Expand seafood ingredient possibilities

Seared Scallops with Snow Peas and Orange. (Metro Creative/ special to west hawaii today)

The 40 days (excluding Sundays) that comprise the Lenten season traditionally require abstaining from meats and other rich foods on key days during this sacred time on the Christian calendar. The faithful move to more humble foods as they choose to be reverent and focus on Jesus’s sacrifices. Simple meals of vegetables and fish tend to be staples in Christian households this time of year. When seafood is not the typical first choice for families, it could be challenging to come up with new ways to prepare fish, crustaceans and more. Those who have exhausted their fillets and salmon steak options can look to scallops for inspiration. Scallops are a species of marine bivalve mollusk that come in “bay” and “sea” varieties. The large muscle inside of the scallop, which can sometimes be 2 inches in sea scallops, is cooked and eaten. Bay scallops, which are harvested from the shallow waters of East Coast estuaries and bays, are roughly one-third the size of sea scallops. Bay scallops tend to be more tender than sea scallops, but both can be delicious when prepared correctly. In certain instances, manufacturers will produce “faux” scallops, which actually are chunks cut from certain sharks and stingrays. This recipe for “Seared Scallops with Snow Peas and Orange” from “Real Simple Dinner Tonight: Done!” (Time Home Entertainment) from the Real Simple Kitchen can be a tasty, unique meal when other fish dinners have already been tried.
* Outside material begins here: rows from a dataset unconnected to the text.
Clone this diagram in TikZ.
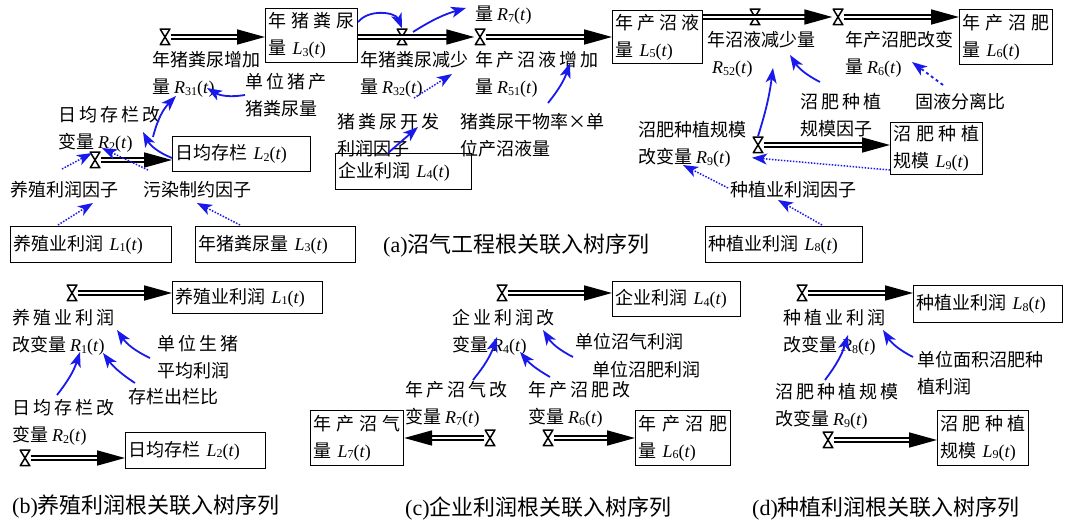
\documentclass[tikz,border=0pt]{standalone}
\usepackage{fontspec}
\setmainfont{Noto Sans CJK SC}
\newfontfamily\latin{Liberation Serif}
\usetikzlibrary{arrows.meta,positioning}
\definecolor{linkblue}{RGB}{25,25,235}
\newcommand{\gap}{\hspace{3pt}}
\newcommand{\sdv}[2]{{\latin\textit{#1}\raisebox{-1.5pt}{\fontsize{12}{12}\selectfont #2}(\textit{t})}}
\tikzset{
  levelbox/.style={draw,line width=1.2pt,anchor=north west,inner sep=3pt,align=left,
    font=\fontsize{18}{27}\selectfont},
  ratetext/.style={anchor=base west,inner sep=0pt,align=left,font=\fontsize{18}{27}\selectfont},
  ratetwo/.style={ratetext,yshift=-27pt},
  captiontext/.style={anchor=base west,inner sep=0pt,font=\fontsize{22}{26}\selectfont},
  valvenode/.style={inner sep=0pt,minimum width=11pt,minimum height=17pt,
    path picture={\draw[line width=1.5pt]
      ([shift={(0.75pt,-0.75pt)}]path picture bounding box.north west) --
      ([shift={(-0.75pt,-0.75pt)}]path picture bounding box.north east) --
      ([shift={(0.75pt,0.75pt)}]path picture bounding box.south west) --
      ([shift={(-0.75pt,0.75pt)}]path picture bounding box.south east) -- cycle;}},
  pipearrow/.style={double,double distance=2.4pt,line width=1.7pt,-{Triangle[length=28pt,width=15pt]}},
  linkarrow/.style={-{Stealth[length=15pt,width=11pt,inset=4pt]},draw=linkblue,line width=1.8pt},
  dottedlink/.style={linkarrow,line width=1.5pt,dash pattern=on 1.5pt off 1.5pt}
}

\begin{document}
\begin{tikzpicture}[x=1pt,y=-1pt]
  \useasboundingbox (0,0) rectangle (1072,521);
  % (a) levels
  \node[levelbox,text width=86pt,minimum height=54pt] (L3top) at (265,8) {年\hfill 猪\hfill 粪\hfill 尿\\量 \sdv{L}{3}};
  \node[levelbox,text width=84pt,minimum height=53pt] (L5) at (612,10) {年\hfill 产\hfill 沼\hfill 液\\量 \sdv{L}{5}};
  \node[levelbox,text width=87pt,minimum height=55pt] (L6) at (959,9) {年\hfill 产\hfill 沼\hfill 肥\\量 \sdv{L}{6}};
  \node[levelbox,text width=132pt,minimum height=35pt] (L2a) at (172,136) {日均存栏 \sdv{L}{2}};
  \node[levelbox,text width=130pt,minimum height=36pt] (L4a) at (335,153) {企业利润 \sdv{L}{4}};
  \node[levelbox,text width=155pt,minimum height=36pt] (L1a) at (10,226) {养殖业利润 \sdv{L}{1}};
  \node[levelbox,text width=154pt,minimum height=36pt] (L3b) at (195,226) {年猪粪尿量 \sdv{L}{3}};
  \node[levelbox,text width=86pt,minimum height=50pt] (L9a) at (890,122) {沼\hfill 肥\hfill 种\hfill 植\\规模 \sdv{L}{9}};
  \node[levelbox,text width=151pt,minimum height=36pt] (L8a) at (705,226) {种植业利润 \sdv{L}{8}};
  % (a) rates and auxiliaries
  \node[ratetwo] (r31) at (152,67) {年猪粪尿增加\\量 \sdv{R}{31}};
  \node[ratetwo] (u3) at (245,89) {单\gap 位\gap 猪\gap 产\\猪粪尿量};
  \node[ratetwo] (r2a) at (58,122) {日\gap 均\gap 存\gap 栏\gap 改\\变量 \sdv{R}{2}};
  \node[ratetwo] (r32) at (360,67) {年猪粪尿减少\\量 \sdv{R}{32}};
  \node[ratetwo] (r51) at (475,67) {年\gap 产\gap 沼\gap 液\gap 增\gap 加\\量 \sdv{R}{51}};
  \node[ratetext] (r7a) at (475,21) {量 \sdv{R}{7}};
  \node[ratetwo] (fk) at (337,129) {猪\gap 粪\gap 尿\gap 开\gap 发\\利润因子};
  \node[ratetwo] (gw) at (460,129) {猪粪尿干物率×单\\位产沼液量};
  \node[ratetwo] (r52) at (707,47) {年沼液减少量\\\hspace{5pt}\sdv{R}{52}};
  \node[ratetwo] (r6a) at (845,47) {年产沼肥改变\\量 \sdv{R}{6}};
  \node[ratetwo] (gz) at (800,109) {沼\gap 肥\gap 种\gap 植\\规模因子};
  \node[ratetext] (gy) at (915,109) {固液分离比};
  \node[ratetwo] (r9a) at (638,137) {沼肥种植规模\\改变量 \sdv{R}{9}};
  \node[ratetext] (zp) at (730,197) {种植业利润因子};
  \node[ratetext] (yp) at (10,197) {养殖利润因子};
  \node[ratetext] (wr) at (143,197) {污染制约因子};
  \node[captiontext] (capa) at (383,253) {{\latin (a)}沼气工程根关联入树序列};
  % (a) valves
  \node[valvenode] (v31) at (165,37) {};
  \node[valvenode] (v32) at (402,37) {};
  \node[valvenode] (v51) at (480,37) {};
  \node[valvenode] (v52) at (755,17) {};
  \node[valvenode] (v6) at (838,17) {};
  \node[valvenode] (v2) at (95,160) {};
  \node[valvenode] (v9) at (758,145) {};
  % (a) flows
  \draw[pipearrow] (v31.east) -- (v31 -| L3top.west);
  \draw[pipearrow] (L3top.east |- v51) -- (v51.west);
  \draw[pipearrow] (v51.east) -- (v51 -| L5.west);
  \draw[pipearrow] (L5.east |- v52) -- (v6.west);
  \draw[pipearrow] (v6.east) -- (v6 -| L6.west);
  \draw[pipearrow] (v2.east) -- (v2 -| L2a.west);
  \draw[pipearrow] (v9.east) -- (v9 -| L9a.west);
  % (a) links
  \draw[linkarrow] ([shift={(0,-21)}]u3.base west) to[bend left=20] ([shift={(55,-6)}]r31.base west);
  \draw[linkarrow] ([shift={(0,22)}]L2a.north west) to[bend left=20] ([shift={(85,-17)}]r2a.base west);
  \draw[linkarrow] ([shift={(95,-12)}]r2a.base west) to[bend left=15] ([shift={(24,2)}]r31.base west);
  \draw[dottedlink] ([shift={(52,-28)}]yp.base west) -- ([shift={(34,4)}]r2a.base west);
  \draw[dottedlink] ([shift={(5,-27)}]wr.base west) -- ([shift={(44,-1)}]r2a.base west);
  \draw[dottedlink] ([shift={(48,-1)}]L1a.north west) -- ([shift={(83,6)}]yp.base west);
  \draw[dottedlink] ([shift={(45,-1)}]L3b.north west) -- ([shift={(54,6)}]wr.base west);
  \draw[linkarrow] ([shift={(0,14)}]L3top.north east) to[bend left=60] (v32.north);
  \draw[linkarrow] ([shift={(11,-5)}]v32.center) to[bend left=8] ([shift={(-9,-13)}]r7a.base west);
  \draw[dottedlink] ([shift={(77,-58)}]fk.base west) -- ([shift={(92,-20)}]r32.base west);
  \draw[linkarrow] ([shift={(53,0)}]L4a.north west) -- ([shift={(81,-29)}]fk.base west);
  \draw[linkarrow] ([shift={(88,-53)}]gw.base west) to[bend right=10] ([shift={(95,-31)}]r51.base west);
  \draw[linkarrow] ([shift={(20,-54)}]gz.base west) to[bend left=15] ([shift={(83,-19)}]r52.base west);
  \draw[linkarrow,dashed] ([shift={(28,-24)}]gy.base west) -- ([shift={(67,-12)}]r6a.base west);
  \draw[linkarrow] (v9.north) to[bend right=5] ([shift={(66,-6)}]r52.base west);
  \draw[dottedlink] ([shift={(0,48)}]L9a.north west) -- ([shift={(-6,4)}]v9.south);
  \draw[dottedlink] ([shift={(-2,-9)}]zp.base west) -- ([shift={(45,1)}]r9a.base west);
  \draw[dottedlink] ([shift={(117,-1)}]L8a.north west) -- ([shift={(48,3)}]zp.base west);

  % (b)
  \node[levelbox,text width=144pt,minimum height=32pt] (L1b) at (172,281) {养殖业利润 \sdv{L}{1}};
  \node[levelbox,text width=134pt,minimum height=36pt] (L2b) at (125,432) {日均存栏 \sdv{L}{2}};
  \node[ratetwo] (r1b) at (12,325) {养\gap 殖\gap 业\gap 利\gap 润\\改变量 \sdv{R}{1}};
  \node[ratetwo] (ub) at (157,351) {单\gap 位\gap 生\gap 猪\\平均利润};
  \node[ratetext] (cb) at (128,404) {存栏出栏比};
  \node[ratetwo] (r2b) at (12,415) {日\gap 均\gap 存\gap 栏\gap 改\\变量 \sdv{R}{2}};
  \node[captiontext] (capb) at (12,513) {{\latin (b)}养殖利润根关联入树序列};
  \node[valvenode] (v1b) at (72,293) {};
  \node[valvenode] (v2b) at (25,458) {};
  \draw[pipearrow] (v1b.east) -- (v1b -| L1b.west);
  \draw[pipearrow] (v2b.east) -- (v2b -| L2b.west);
  \draw[linkarrow] ([shift={(-7,-20)}]ub.base west) to[bend left=15] ([shift={(105,-22)}]r1b.base west);
  \draw[linkarrow] ([shift={(7,-21)}]cb.base west) to[bend left=10] ([shift={(91,1)}]r1b.base west);
  \draw[linkarrow] ([shift={(45,-47)}]r2b.base west) to[bend right=10] ([shift={(68,0)}]r1b.base west);

  % (c)
  \node[levelbox,text width=122pt,minimum height=35pt] (L4c) at (612,281) {企业利润 \sdv{L}{4}};
  \node[levelbox,text width=87pt,minimum height=55pt] (L7c) at (310,410) {年\hfill 产\hfill 沼\hfill 气\\量 \sdv{L}{7}};
  \node[levelbox,text width=89pt,minimum height=55pt] (L6c) at (635,410) {年\hfill 产\hfill 沼\hfill 肥\\量 \sdv{L}{6}};
  \node[ratetwo] (r4c) at (452,325) {企\gap 业\gap 利\gap 润\gap 改\\变量 \sdv{R}{4}};
  \node[ratetext] (uq) at (575,349) {单位沼气利润};
  \node[ratetext] (uf) at (592,377) {单位沼肥利润};
  \node[ratetwo] (r7c) at (405,397) {年\gap 产\gap 沼\gap 气\gap 改\\变量 \sdv{R}{7}};
  \node[ratetwo] (r6c) at (528,397) {年\gap 产\gap 沼\gap 肥\gap 改\\变量 \sdv{R}{6}};
  \node[captiontext] (capc) at (405,515) {{\latin (c)}企业利润根关联入树序列};
  \node[valvenode] (v4c) at (502,293) {};
  \node[valvenode] (v7c) at (490,438) {};
  \node[valvenode] (v6c) at (548,438) {};
  \draw[pipearrow] (v4c.east) -- (v4c -| L4c.west);
  \draw[pipearrow] (v7c.west) -- (v7c -| L7c.east);
  \draw[pipearrow] (v6c.east) -- (v6c -| L6c.west);
  \draw[linkarrow] ([shift={(-2,8)}]uq.base west) to[bend left=15] ([shift={(91,-22)}]r4c.base west);
  \draw[linkarrow] ([shift={(22,-47)}]r6c.base west) to[bend left=10] ([shift={(68,0)}]r4c.base west);
  \draw[linkarrow] ([shift={(68,-44)}]r7c.base west) to[bend right=10] ([shift={(45,-15)}]r4c.base west);

  % (d)
  \node[levelbox,text width=143pt,minimum height=37pt] (L8d) at (913,285) {种植业利润 \sdv{L}{8}};
  \node[levelbox,text width=85pt,minimum height=55pt] (L9d) at (937,410) {沼\hfill 肥\hfill 种\hfill 植\\规模 \sdv{L}{9}};
  \node[ratetwo] (r8d) at (783,325) {种\gap 植\gap 业\gap 利\gap 润\\改变量 \sdv{R}{8}};
  \node[ratetwo] (ud) at (917,367) {单位面积沼肥种\\植利润};
  \node[ratetwo] (r9d) at (775,399) {沼\gap 肥\gap 种\gap 植\gap 规\gap 模\\改变量 \sdv{R}{9}};
  \node[captiontext] (capd) at (752,515) {{\latin (d)}种植利润根关联入树序列};
  \node[valvenode] (v8d) at (802,293) {};
  \node[valvenode] (v9d) at (828,440) {};
  \draw[pipearrow] (v8d.east) -- (v8d -| L8d.west);
  \draw[pipearrow] (v9d.east) -- (v9d -| L9d.west);
  \draw[linkarrow] ([shift={(-4,-37)}]ud.base west) to[bend left=15] ([shift={(100,-22)}]r8d.base west);
  \draw[linkarrow] ([shift={(50,-46)}]r9d.base west) to[bend right=10] ([shift={(65,-17)}]r8d.base west);
\end{tikzpicture}
\end{document}
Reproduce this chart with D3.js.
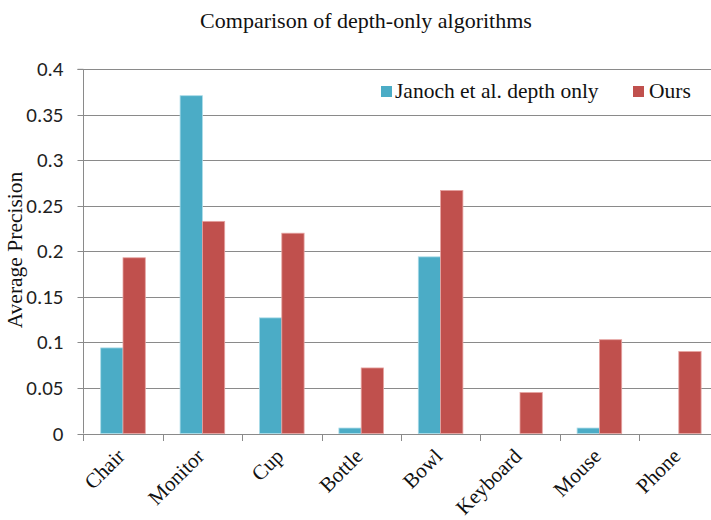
<!DOCTYPE html>
<html>
<head>
<meta charset="utf-8">
<script src="https://cdn.jsdelivr.net/npm/d3@7"></script>
<style>
  html, body { margin: 0; padding: 0; background: #fff; }
  svg { display: block; }
</style>
</head>
<body>
<svg id="chart" width="711" height="520"></svg>
<script>
const categories = ["Chair", "Monitor", "Cup", "Bottle", "Bowl", "Keyboard", "Mouse", "Phone"];
const seriesNames = ["Janoch et al. depth only", "Ours"];
const janochValues = [0.094, 0.371, 0.127, 0.006, 0.194, 0, 0.006, 0];
const oursValues = [0.193, 0.233, 0.220, 0.072, 0.267, 0.045, 0.103, 0.090];
const yTickValues = [0, 0.05, 0.1, 0.15, 0.2, 0.25, 0.3, 0.35, 0.4];
const yTickLabels = ["0", "0.05", "0.1", "0.15", "0.2", "0.25", "0.3", "0.35", "0.4"];
const colors = ["#4BACC6", "#C0504D"];
const strokeColors = ["#a9dbe8", "#e6a3a1"];

const svg = d3.select("#chart");
const serif = "'Liberation Serif', 'Times New Roman', serif";
const sans = "Carlito, Lato, 'Liberation Sans', sans-serif";

const left = 83.3, bandW = 79.4;
const x = d3.scaleBand().domain(categories).range([left, left + bandW * categories.length]).padding(0);
const xInner = d3.scaleBand().domain(seriesNames).range([17.4, bandW - 17.4]).padding(0);
const y = d3.scaleLinear().domain([0, 0.4]).range([433.5, 69.3]);

// gridlines
svg.append("g").selectAll("line").data(yTickValues).join("line")
  .attr("x1", left).attr("x2", 711)
  .attr("y1", d => Math.round(y(d)) + 0.5).attr("y2", d => Math.round(y(d)) + 0.5)
  .attr("stroke", "#8a8a8a").attr("stroke-width", 1);

// y axis
const yAxis = d3.axisLeft(y).tickValues(yTickValues)
  .tickFormat((d, i) => yTickLabels[i]).tickSize(6).tickPadding(14);
const gy = svg.append("g").attr("transform", `translate(${Math.round(left) + 0.5},0)`).call(yAxis);
gy.select(".domain").attr("stroke", "#8a8a8a").attr("d", `M-6,${y(0.4)}H0V${y(0)}`);
gy.selectAll(".tick line").attr("stroke", "#8a8a8a");
gy.selectAll(".tick text").attr("fill", "#1f1f1f").style("font-family", sans).style("font-size", "21px");
gy.selectAll(".tick").attr("transform", d => `translate(0,${Math.round(y(d)) + 0.5})`);

// x axis ticks at category boundaries
const boundaries = categories.map(c => x(c)).concat([x(categories[categories.length - 1]) + bandW]);
svg.append("g").selectAll("line").data(boundaries).join("line")
  .attr("x1", d => Math.round(d) + 0.5).attr("x2", d => Math.round(d) + 0.5)
  .attr("y1", Math.round(y(0))).attr("y2", Math.round(y(0)) + 7)
  .attr("stroke", "#8a8a8a");

// bars
const data = categories.map((c, i) => ({ cat: c, vals: [janochValues[i], oursValues[i]] }));
const groups = svg.append("g").selectAll("g").data(data).join("g")
  .attr("transform", d => `translate(${x(d.cat)},0)`);
groups.selectAll("rect").data(d => d.vals.map((v, j) => ({ v, j }))).join("rect")
  .filter(d => d.v > 0)
  .attr("x", d => xInner(seriesNames[d.j]))
  .attr("width", xInner.bandwidth())
  .attr("y", d => y(d.v))
  .attr("height", d => y(0) - y(d.v))
  .attr("fill", d => colors[d.j])
  .attr("stroke", d => strokeColors[d.j])
  .attr("stroke-width", 0.8);

// category labels
svg.append("g").selectAll("text").data(categories).join("text")
  .attr("transform", c => `translate(${x(c) + bandW / 2 + 3},${y(0) + 24}) rotate(-45)`)
  .attr("text-anchor", "end")
  .style("font-family", serif).style("font-size", "21px").attr("fill", "#111")
  .text(c => c);

// title
svg.append("text").attr("x", 366).attr("y", 28).attr("text-anchor", "middle")
  .style("font-family", serif).style("font-size", "22px").attr("fill", "#111")
  .text("Comparison of depth-only algorithms");

// y axis title
svg.append("text").attr("transform", "translate(22,250) rotate(-90)").attr("text-anchor", "middle")
  .style("font-family", serif).style("font-size", "21.5px").attr("fill", "#111")
  .text("Average Precision");

// legend
const legendPos = [{ sx: 381, tx: 395 }, { sx: 633, tx: 649 }];
const lg = svg.append("g").selectAll("g").data(seriesNames).join("g");
lg.append("rect").attr("x", (d, i) => legendPos[i].sx).attr("y", 86).attr("width", 11).attr("height", 11)
  .attr("fill", (d, i) => colors[i]);
lg.append("text").attr("x", (d, i) => legendPos[i].tx).attr("y", 98)
  .style("font-family", serif).style("font-size", "21.5px").attr("fill", "#111")
  .text(d => d);
</script>
</body>
</html>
Seared Scallops with Snow Peas and Orange Serves 4 1 cup couscous 1 tablespoon plus 2 teaspoons olive oil 16 sea scallops (about 11⁄2 pounds) Kosher salt and black pepper 4 strips orange zest (removed with a vegetable peeler), thinly sliced 1⁄4 pound snow peas, trimmed and halved lengthwise Cook the couscous according to the package directions. Meanwhile, heat 2 teaspoons of the oil in a large nonstick skillet over medium-high heat. Pat the scallops dry, season with 1⁄4 teaspoon each salt and pepper, and cook until opaque throughout, 2 to 3 minutes per side. Transfer to a plate and cover to keep warm. Wipe out the skillet. Heat the remaining tablespoon of oil in the skillet over medium-high heat. Add the orange zest, snow peas, and 1⁄4 teaspoon each salt and pepper and cook, tossing frequently, until the snow peas are just tender, about 2 minutes. Serve with the scallops and couscous.